Okuduğunuz yazı Günün Yazısı olarak seçilmiştir.
Sosyal birlikçi totem yapılar; totem anlayışı ortak senkronlayımlı merkez kılıp; ona tüzel etki kazandırmıştılar.
Pekiyi de, sosyal totem merkezinin kendisinde ne vardı? İki oluşma vardı. Kimi kez üst üste iki çakışma vardı. Bunlardan biri sosyal grubun ağırlık noktasıdır. Diğeri de sosyal özneli bencillik odak noktasıdır. İnsan hayatının merkezinde benlik dediğimiz bencilliğimizi sürdüren oluşma varsa; sosyal ağırlık merkezinin içinde de çakılı oluşla ya da gömülü oluşla yine şahıstı bencillik (ego) vardır.
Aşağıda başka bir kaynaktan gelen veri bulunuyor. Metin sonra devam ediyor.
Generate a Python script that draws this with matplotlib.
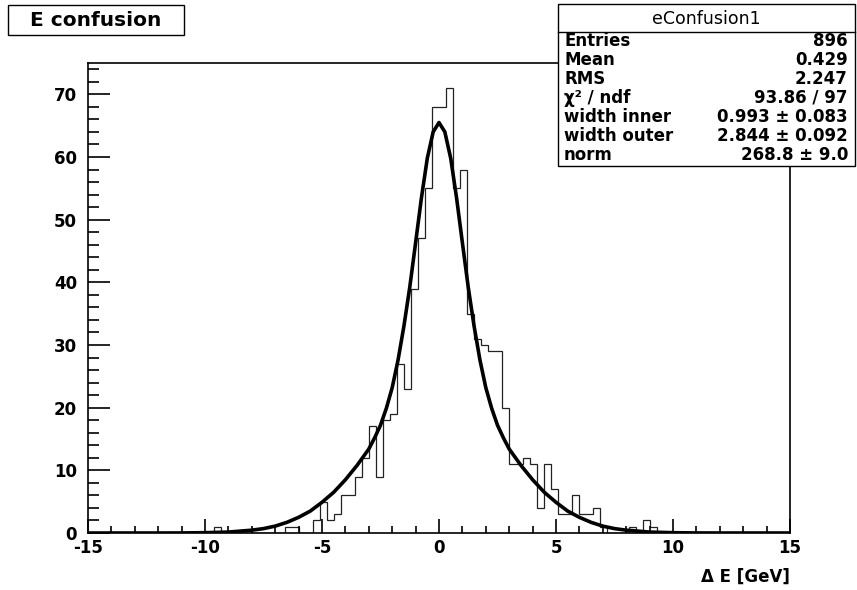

Hayat alanını oluşmak olan, içteki dirimsel atılımımız; dışta dolaşışla bir çevrim oluşturur. Nasıl dıştaki bir dolaşım; sıcağın etkisiyle bunalır, genleşirse; boyu uzar, buharlaşırsa; dolaşım olan soğuğun etkisiyle üşür, boydan kısalırsa; suyun etkisiyle ıslanır, taşınır, suya batarsa vs. Bencilliğimiz de dıştan dolaşırken türlü hal karşılaşmalarında etkilenişle bu etkileri taşır.
Bu dıştan dolaşım olan izlek alanların özneye etkisi, erken dönemde animizdi mana anlamasının kendisiydi. Bakınız animizm ve büyücülük yazı dizim.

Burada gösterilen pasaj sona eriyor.